Christopher Hitchens R.I.P.

I interviewed Christopher Hitchens just a few days before he was told he had cancer. That cancer killed him this past Thursday. When Hitchens wrote about the diagnosis and subsequent treatment in his regular column for Vanity Fair, he mentioned that he was given the terminal news just after he’d done a booksigning event in New Haven.
I don’t have any illusions that I was one of the last interviews that Mr. Hitchens ever gave. He was at a large New York book industry conference when we spoke, and he probably gave dozens that very day. Mine, in fact, came in the middle of an interview he was giving to the New York Times. I’d been calling the number I’d been given for his hotel room, under the impression that our interview time had been confirmed. When I was finally informed by the hotel that Hitchens hadn’t even checked in yet, I somehow got his cell number.
Hitchens couldn’t have been more gracious, more unflappable and, as a fellow journalist, more understanding. I heard him ask the Time reporter he was with whether he could borrow her desk for a few minutes—which became 40 minutes, I think, as we bantered on. I’d been an admirer of his for years, the typical Hitchens fan who couldn’t agree with absolutely everything he said but certainly was taken by the way in which he said it. More than that, Christopher Hitchens reminded me of my father: also British, also Oxford-educated, also quick with opinions, also impossibly articulate, able to discuss and argue anything at a moment’s notice. (As it happens, they also both died of cancer—my father 21 years ago now.)
I’d loved Hitchens’ autobiography Hitch-22, just then published and the reason for his New Haven visit, because he treated the book not as a recap of his greatest hits and wildest controversies, but as its own opportunity to come to terms with the twists and turns of his life. He told me he had no desire to spend a lot of room defending his atheistic impulses, for instance—he’d done that. Instead he mapped out his life from young revolutionary to middle-aged political insider to settled columnist-at-large.

Hitchens struck a lot of his critics as inconsistent, but I’ve always felt that he carried no greater or fewer contradictions than any other human being, and in fact he was very good at explaining the precise reasons why he, for instance, could defend some foreign wars (enraging kneejerk liberals) while condemning the barbarity of waterboarding (enraging the kneejerk conservatives who thought they’d wrestled him from the liberals). I remember some ridiculous, simple-minded reactions to the news of his illness—a radio announcer barking “Should we pray for Christopher Hitchens if he doesn’t believe in God?,” for instance—when he seldom dabbled in such either-or ironic ripostes himself, his responses generally being shaded and qualified and deepened. I’m already wondering what he might have thought of news events occurring days after his death—the pulling out of troops from Iraq, the deaths of Vaclav Havel and Kim Jong-Il, the resurgence of Newt Gingrich… You just know he’d have entertaining insights nobody else could think up.

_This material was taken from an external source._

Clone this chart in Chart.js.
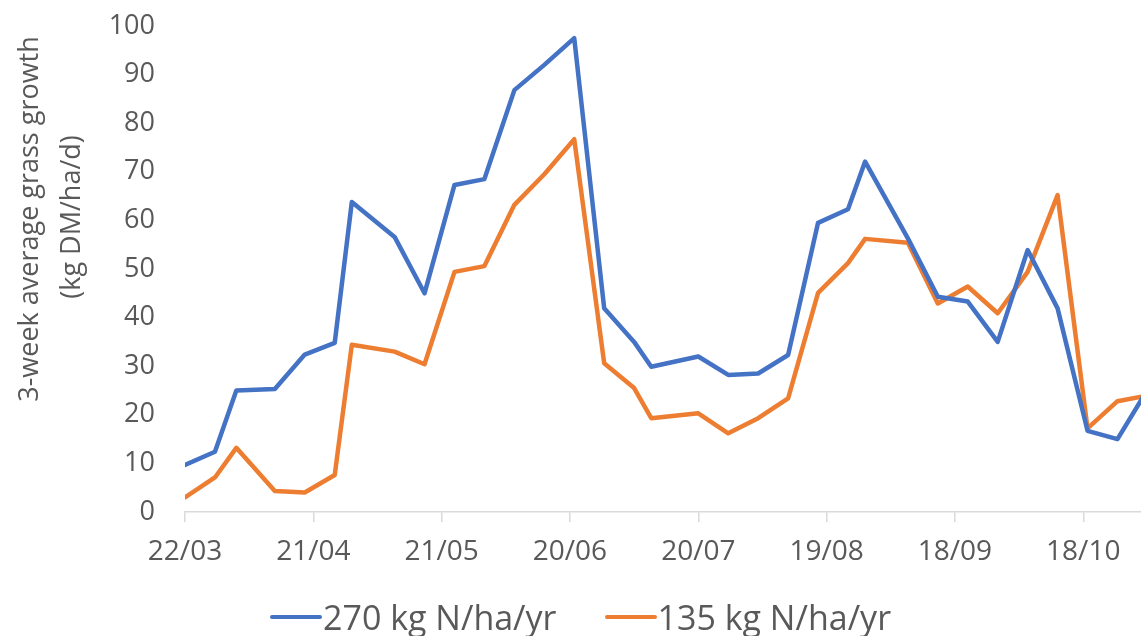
<!DOCTYPE html>
<html>
<head>
<meta charset="utf-8">
<title>3-week average grass growth</title>
<script src="https://cdn.jsdelivr.net/npm/chart.js@4.4.0/dist/chart.umd.min.js"></script>
<style>
  html, body { margin: 0; padding: 0; background: #fff; }
  #wrap { position: relative; width: 1141px; height: 636px; }
  #legend {
    position: absolute; left: 270px; top: 597px; height: 40px;
    display: flex; align-items: center;
    font-family: "Open Sans", "DejaVu Sans", sans-serif; font-size: 34px; line-height: 40px;
    color: #595959; white-space: nowrap;
  }
  .legend-item { display: flex; align-items: center; margin-right: 48px; }
  .legend-swatch { display: inline-block; width: 52px; height: 4px; border-radius: 2px; margin-right: 1px; }
</style>
</head>
<body>
<div id="wrap">
  <canvas id="growthChart"></canvas>
  <div id="legend"></div>
</div>
<script>
// Days counted from 22/03 (first measurement)
var days = [0, 7, 12, 21, 28, 35, 39, 49, 56, 63, 70, 77, 84, 91, 98, 105, 109,
            120, 127, 134, 141, 148, 155, 159, 169, 176, 183, 190, 197, 204, 211, 218, 224];

// 3-week average growth, kg DM/ha/d
var growth270 = [9.7, 12.4, 25.0, 25.3, 32.4, 34.8, 63.8, 56.6, 45.0, 67.3, 68.5, 86.8, 92.0, 97.5, 41.9, 35.0, 29.9,
                 32.0, 28.2, 28.5, 32.3, 59.5, 62.3, 72.1, 56.3, 44.3, 43.3, 35.0, 53.9, 41.9, 16.7, 15.0, 23.7];
var growth135 = [3.0, 7.1, 13.2, 4.3, 4.0, 7.6, 34.4, 33.0, 30.4, 49.4, 50.6, 63.2, 69.5, 76.7, 30.6, 25.5, 19.3,
                 20.3, 16.2, 19.3, 23.4, 45.1, 51.2, 56.2, 55.4, 42.9, 46.4, 40.9, 49.4, 65.2, 17.2, 22.8, 23.8];

// x tick labels, one every 30 days
var tickLabels = ['22/03', '21/04', '21/05', '20/06', '20/07', '19/08', '18/09', '18/10'];

var seriesNames = ['270 kg N/ha/yr', '135 kg N/ha/yr'];
var yTitle = ['3-week average grass growth', '(kg DM/ha/d)'];

var textColor = '#595959';
var fontFamily = '"Open Sans", "DejaVu Sans", sans-serif';

function toPoints(values) {
    return days.map(function(d, i) {
        return { x: d, y: values[i] };
    });
}

// Draw the two-line y axis title (Excel puts it a bit above centre)
var yTitlePlugin = {
    id: 'yTitle',
    afterDraw: function(chart) {
        var ctx = chart.ctx;
        var spots = [[30, 219], [72, 217]];
        ctx.save();
        ctx.fillStyle = textColor;
        ctx.font = '27px ' + fontFamily;
        ctx.textAlign = 'center';
        ctx.textBaseline = 'middle';
        yTitle.forEach(function(line, i) {
            ctx.save();
            ctx.translate(spots[i][0], spots[i][1]);
            ctx.rotate(-Math.PI / 2);
            ctx.fillText(line, 0, 0);
            ctx.restore();
        });
        ctx.restore();
    }
};

var ctx = document.getElementById('growthChart').getContext('2d');

window.myChart = new Chart(ctx, {
    type: 'line',
    data: {
        datasets: [
            {
                label: seriesNames[0],
                data: toPoints(growth270),
                borderColor: '#4472C4',
                backgroundColor: '#4472C4',
                borderWidth: 4.5,
                pointRadius: 0,
                tension: 0,
                borderJoinStyle: 'round',
                borderCapStyle: 'round'
            },
            {
                label: seriesNames[1],
                data: toPoints(growth135),
                borderColor: '#ED7D31',
                backgroundColor: '#ED7D31',
                borderWidth: 4.5,
                pointRadius: 0,
                tension: 0,
                borderJoinStyle: 'round',
                borderCapStyle: 'round'
            }
        ]
    },
    options: {
        responsive: true,
        maintainAspectRatio: false,
        animation: false,
        layout: {
            padding: { top: 26, right: 0, bottom: 64, left: 0 }
        },
        plugins: {
            tooltip: { enabled: false },
            legend: { display: false }
        },
        scales: {
            x: {
                type: 'linear',
                min: 0,
                max: 223.5,
                grid: {
                    display: true,
                    drawOnChartArea: false,
                    drawTicks: true,
                    tickLength: 10,
                    color: '#D9D9D9',
                    lineWidth: 1.5
                },
                border: { display: true, color: '#D9D9D9', width: 1.5 },
                afterFit: function(scale) {
                    scale.height = 60;
                },
                ticks: {
                    stepSize: 30,
                    includeBounds: false,
                    autoSkip: false,
                    maxRotation: 0,
                    padding: 13,
                    color: textColor,
                    font: { family: fontFamily, size: 28 },
                    callback: function(value) {
                        var label = tickLabels[value / 30];
                        return label === undefined ? null : label;
                    }
                }
            },
            y: {
                min: 0,
                max: 100,
                grid: { display: false, drawTicks: false },
                border: { display: false },
                afterFit: function(scale) {
                    scale.width = 185;
                    scale.paddingTop = 0;
                    scale.paddingBottom = 0;
                },
                ticks: {
                    stepSize: 10,
                    padding: 30,
                    color: textColor,
                    font: { family: fontFamily, size: 27 }
                }
            }
        }
    },
    plugins: [yTitlePlugin]
});

// HTML legend built from the datasets
var legendBox = document.getElementById('legend');
window.myChart.data.datasets.forEach(function(ds) {
    var item = document.createElement('span');
    item.className = 'legend-item';
    var swatch = document.createElement('span');
    swatch.className = 'legend-swatch';
    swatch.style.background = ds.borderColor;
    item.appendChild(swatch);
    item.appendChild(document.createTextNode(ds.label));
    legendBox.appendChild(item);
});
</script>
</body>
</html>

I found him to be as quick-witted, curious, gracious and thoughtful in my interview with him as I find him to be in his many books and countless magazine articles. He treated me as an equal, and listened attentively when I could add facts to some of his conjectures. We were equal in another way—we’re both Christopher who used our entire first name in our bylines. Hitchens writes in Hitch-22 how Christophers should never back down from their birth name, not shorten it or nickname it. I hadn’t really considered this as an activist mission before, but now in Christopher Hitchens’ absence I can carry on his crusade.